Дома приобретались, как правило, в тех деревнях, которые в шестидесятыхсемидесятых годах были объявлены «неперспективными». Работающих жителей
переселяли из них в головные усадьбы укрупненных колхозов и совхозов, а оставшиеся пенсионеры либо доживали свой век в родных домах, либо на зиму перебирались к детям. В восьмидесятых-девяностых годах опустевшие дома стали заселяться новыми жильцами — горожанами. Наследники тоже использовали их
как дачи. Деревни стали вновь оживать — но только на весенне-летний сезон.

* * *

Я впервые приехала в такую деревню Новгородской области летом 1991 года. Было в ней тогда 16 домов и ни одного постоянно живущего местного жителя.
Но некоторое запустение и малолюдность пейзажа делали ее в моих глазах даже
более привлекательной. Хотя половина участков летом зарастала травой, все же
хозяева если и не жили, то хоть изредка наведывались в каждый дом. Круглый год
в деревне жила всего одна семья — питерские пенсионеры-геологи. По-настоящему заброшенным был только один дом — именно его я, полюбив эти места
сразу и всем сердцем, «купила» и потихоньку начала приводить в порядок.

Першутино находится в восьми километрах от асфальтированного шоссе, ведущего в районный центр и к железнодорожной станции. У шоссе — деревня Миголощи с магазином, почтой, медпунктом и сельсоветом. Дороги между окрестными деревнями и шоссе каждый год размывались водами карстовых озер, и это стало одной из непосредственных причин запустения деревень. В 1992 году нашу дорогу
вдруг отремонтировали, покрыв ее гравием. Совхоз тогда уже дышал на ладан,
и большой пользы эта дорога ему принести не успела, зато сильно облегчила жизнь
нам, летним жителям. Теперь можно было не тащиться с тяжеленным рюкзаком
за плечами (а везли мы с собой из города все, вплоть до хлеба), а взять машину на
станции и доехать прямо до дома.
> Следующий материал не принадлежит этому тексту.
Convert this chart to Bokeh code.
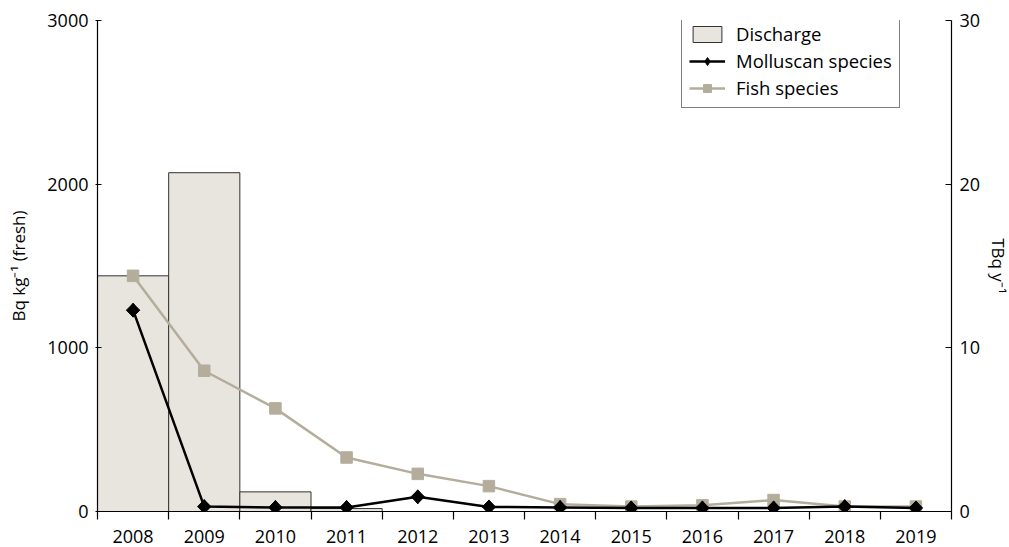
import math
from bokeh.plotting import figure
from bokeh.models import (Range1d, LinearAxis, FixedTicker, Legend, LegendItem)
from bokeh.embed import file_html
from bokeh.resources import INLINE

years = [2008, 2009, 2010, 2011, 2012, 2013, 2014, 2015, 2016, 2017, 2018, 2019]
discharge_tbq = [14.4, 20.7, 1.2, 0.18, 0, 0, 0, 0, 0, 0, 0, 0]
molluscan = [1230, 30, 25, 25, 90, 28, 25, 22, 22, 22, 30, 22]
fish = [1440, 860, 630, 330, 230, 155, 45, 30, 38, 70, 30, 30]
left_ticks = [0, 1000, 2000, 3000]
right_ticks = [0, 10, 20, 30]

FONT = "Open Sans"
BAR_FILL = "#e8e4de"
FISH = "#b5ad9c"

n = len(years)
centers = [i + 0.5 for i in range(n)]
bounds = list(range(n + 1))

p = figure(frame_width=854, frame_height=491, output_backend="svg",
           toolbar_location=None, x_range=Range1d(0, n), y_range=Range1d(0, 3000),
           min_border_left=97, min_border_right=50, min_border_top=20, min_border_bottom=36,
           x_axis_type=None, y_axis_type=None)
p.outline_line_color = None
p.xgrid.visible = False
p.ygrid.visible = False
p.extra_y_ranges = {"tbq": Range1d(0, 30)}

bars = p.vbar(x=centers, top=discharge_tbq, width=1, bottom=0, y_range_name="tbq",
              fill_color=BAR_FILL, line_color="#333333", line_width=1)
fl = p.line(centers, fish, line_color=FISH, line_width=2.5)
fs = p.scatter(centers, fish, marker="square", size=11.5, fill_color=FISH, line_color=FISH)
ml = p.line(centers, molluscan, line_color="black", line_width=2.5)
# diamond drawn under the rotated square; used as the legend key
ms_key = p.scatter(centers, molluscan, marker="diamond", size=14, fill_color="black", line_color="black")
ms = p.scatter(centers, molluscan, marker="square", angle=math.pi / 4, size=9.5,
               fill_color="black", line_color="black")

def style(ax):
    ax.axis_line_color = "black"
    ax.axis_line_width = 1.2
    ax.major_tick_line_color = "black"
    ax.major_tick_line_width = 1.2
    ax.major_tick_out = 0
    ax.major_tick_in = 6
    ax.minor_tick_line_color = None
    ax.major_label_text_font = FONT
    ax.major_label_text_font_size = "18px"
    ax.major_label_text_color = "black"
    ax.axis_label_text_font = FONT
    ax.axis_label_text_font_size = "17px"
    ax.axis_label_text_font_style = "normal"
    ax.axis_label_text_color = "black"

xa = LinearAxis(ticker=FixedTicker(ticks=centers, minor_ticks=bounds))
style(xa)
xa.major_tick_in = 0
xa.minor_tick_line_color = "black"
xa.minor_tick_line_width = 1.2
xa.minor_tick_out = 8
xa.minor_tick_in = 0
xa.major_label_standoff = 10
xa.major_label_overrides = {c: str(y) for c, y in zip(centers, years)}
p.add_layout(xa, "below")

ya = LinearAxis(ticker=FixedTicker(ticks=left_ticks), axis_label="Bq kg\u207b\u00b9 (fresh)")
style(ya)
ya.major_tick_out = 2
ya.major_tick_in = 4
ya.major_label_standoff = 7
ya.axis_label_standoff = 14
p.add_layout(ya, "left")

yr = LinearAxis(y_range_name="tbq", ticker=FixedTicker(ticks=right_ticks), axis_label="TBq y\u207b\u00b9")
style(yr)
yr.major_label_standoff = 8
yr.axis_label_standoff = 4
p.add_layout(yr, "right")

legend = Legend(items=[
    LegendItem(label="Discharge", renderers=[bars]),
    LegendItem(label="Molluscan species", renderers=[ml, ms_key]),
    LegendItem(label="Fish species", renderers=[fl, fs]),
], location=(584, 403))
legend.border_line_color = "black"
legend.border_line_width = 1.2
legend.background_fill_alpha = 1
legend.label_text_font = FONT
legend.label_text_font_size = "18.5px"
legend.label_text_color = "black"
legend.glyph_width = 36
legend.glyph_height = 20
legend.label_height = 20
legend.spacing = 2
legend.padding = 7
legend.margin = 0
legend.label_standoff = 11
p.add_layout(legend, "center")

open("out.html", "w").write(file_html(p, INLINE))
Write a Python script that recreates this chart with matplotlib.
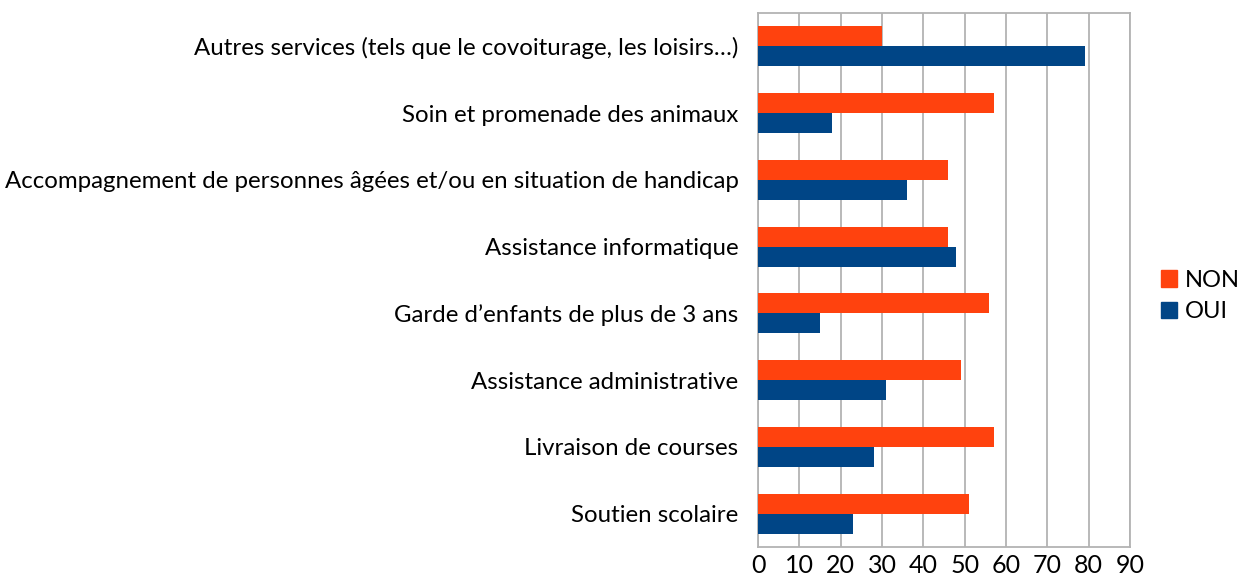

С середины девяностых к нам начали ездить автолавки: сначала предприимчивые частники на легковушках, а лет через пять-шесть
— большой фургон от коопторга, почему-то с надписью «Почта» на борту.

С середины девяностых наша деревня начала расти. За последние восемь лет
в ней построили четыре новых дома. Это уже не деревенские избы, как наши, а настоящие дачи, поскольку строили их жители близлежащего города Боровичи и поселка городского типа Хвойная. Владельцы старых домов теперь наезжают почаще — занимаются обустройством своих участков. Последние годы в деревне зимуют
уже две-три семьи, да и летом она выглядит гораздо оживленней, чем 10 лет назад.

По опыту своих знакомых знаю, что похожие процессы идут в Псковской, Вологодской, Тверской областях: деревни, обреченные на вымирание и уже оплаканные
нашими писателями и публицистами, обретают новую — хотя и совсем иную — жизнь.

* * *

Летних обитателей наших деревень делят на «местных» и «дачников». Если дом
наследственный и им владел, скажем, еще покойный дед, то ты местный, пусть
даже родился в городе (в 1992-м таких домов в нашей деревне было шесть, теперь
один продали). Если же дом куплен пришлым человеком, то его хозяин — дачник. Поэтому дачниками считалась даже упомянутая семья питерских пенсионеров, хотя они жили в деревне круглый год и первыми в округе юридически оформили покупку.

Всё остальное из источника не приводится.